Basically, it comes to this. If all of this concern as identified by her school psychologist, principal, and teacher is indeed true (and frankly the descriptions we were given yesterday afternoon were spot on) – and an evaluation reveals that our daughter has indeed had trouble this whole time – something beyond her control – something innate that she’s struggled with since birth - then what have we been doing to help? Nothing. We’ve been yelling and screaming, punishing and banishing, losing our tempers and losing our minds – when the child hasn’t been able to help herself.
We’re accepting nominations now for our Parent of the Year awards.
I’m sure I’ve secured the Mother of the Year award – and possibly the Mother who Screwed Up Her Kid the most award.

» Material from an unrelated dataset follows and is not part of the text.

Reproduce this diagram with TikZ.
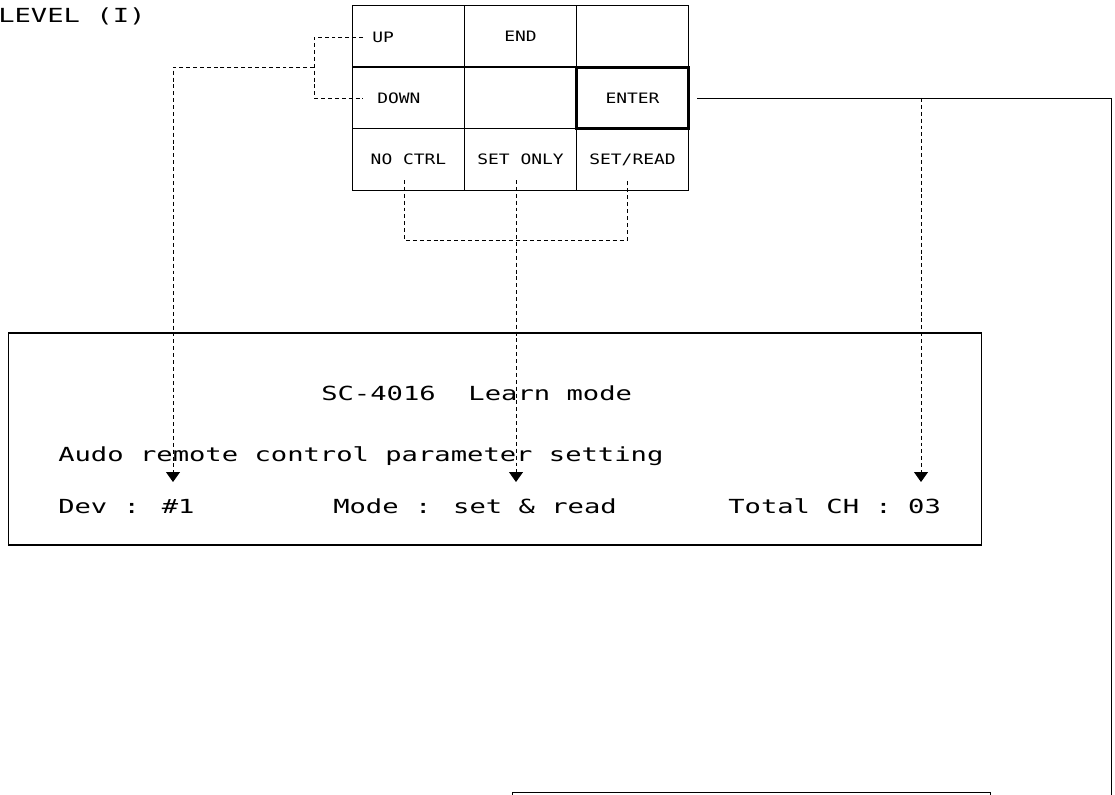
\documentclass[tikz,border=0pt]{standalone}
\usepackage{fontspec}
\newfontfamily\plotfont[FakeStretch=1.25]{DejaVu Sans Mono}
\newfontfamily\plotwide[FakeStretch=1.4]{DejaVu Sans Mono}
\usetikzlibrary{arrows.meta,positioning}

\begin{document}
\begin{tikzpicture}[
    x=0.025cm,y=-0.025cm,
    key/.style={rectangle,draw,line width=0.6pt,minimum width=2.79cm,minimum height=1.54cm,inner sep=0pt,font=\plotfont\fontsize{10.2pt}{12pt}\selectfont},
    keytext/.style={anchor=west,inner sep=0pt,font=\plotfont\fontsize{10.2pt}{12pt}\selectfont},
    screentext/.style={anchor=base west,inner sep=0pt,font=\plotwide\fontsize{13.8pt}{16pt}\selectfont},
    screen/.style={rectangle,draw,line width=0.8pt,inner sep=0pt},
    dashline/.style={line width=0.6pt,dash pattern=on 2.8pt off 2.1pt},
    pointer/.style={dashline,-{Triangle[width=0.35cm,length=0.25cm]}},
    wire/.style={line width=0.7pt}
]
    \useasboundingbox (0,0) rectangle (1115,794);

    % Title
    \node[screentext] (level) at (-2,23) {LEVEL (I)};

    % Key grid
    \node[key] (up)     at (408.5,36) {};
    \node[key] (end)    at (520.5,36) {END};
    \node[key] (blanka) at (632.5,36) {};
    \node[key] (down)   at (408.5,98) {};
    \node[key] (blankb) at (520.5,98) {};
    \node[key] (noctrl) at (408.5,159.5) {NO CTRL};
    \node[key] (setonly) at (520.5,159.5) {SET ONLY};
    \node[key] (setread) at (632.5,159.5) {SET/READ};
    \node[key,line width=2pt] (enter) at (632.5,98) {ENTER};
    \node[keytext] (uptxt) at (372,37) {UP};
    \node[keytext] (downtxt) at (377,98) {DOWN};

    % Screen
    \node[screen,minimum width=24.3cm,minimum height=5.3cm] (display) at (495,439) {};
    \node[screentext] (title) at (321,400) {SC-4016\ \ Learn mode};
    \node[screentext] (audo) at (58,461) {Audo remote control parameter setting};
    \node[screentext] (dev) at (58,513) {Dev : \#1};
    \node[screentext] (mode) at (333,513) {Mode : set \& read};
    \node[screentext] (total) at (728,513) {Total CH : 03};

    % Next screen (cut off)
    \node[screen,minimum width=11.95cm,minimum height=2cm,anchor=north west] (nextscreen) at (512,792) {};

    % Connector points
    \coordinate (upend) at (363,37);
    \coordinate (downend) at (363,98);
    \coordinate (updownjoin) at (314,67);
    \coordinate (devtip) at (173,482);
    \coordinate (ncpin) at (404,180);
    \coordinate (sopin) at (516,180);
    \coordinate (srpin) at (627,180);
    \coordinate (modetip) at (516,482);
    \coordinate (enterout) at (697,98);
    \coordinate (totaltip) at (921,482);
    \coordinate (offpage) at (1111,800);

    % Dashed links
    \draw[dashline] (upend) -| (314,98) -- (downend);
    \draw[pointer] (updownjoin) -| (devtip);
    \draw[dashline] (ncpin) |- (sopin |- 0,240) -| (srpin);
    \draw[pointer] (sopin) -- (modetip);
    \draw[pointer] (totaltip |- enterout) -- (totaltip);

    % Solid link
    \draw[wire] (enterout) -| (offpage);
\end{tikzpicture}
\end{document}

But in all seriousness, Anna has the memory of an elephant. She recalls and remembers things in excruciating detail… from when she was two years old. And I’m not kidding about that. So I wonder what memories she’ll recall from her early childhood – that her mother yelled and screamed a lot and made her feel really bad about herself a lot.
Certainly not the memories I hoped my daughter would have of counting rainbows or collecting dandelion bouquets.
And I wonder, will she ever be able to forgive me?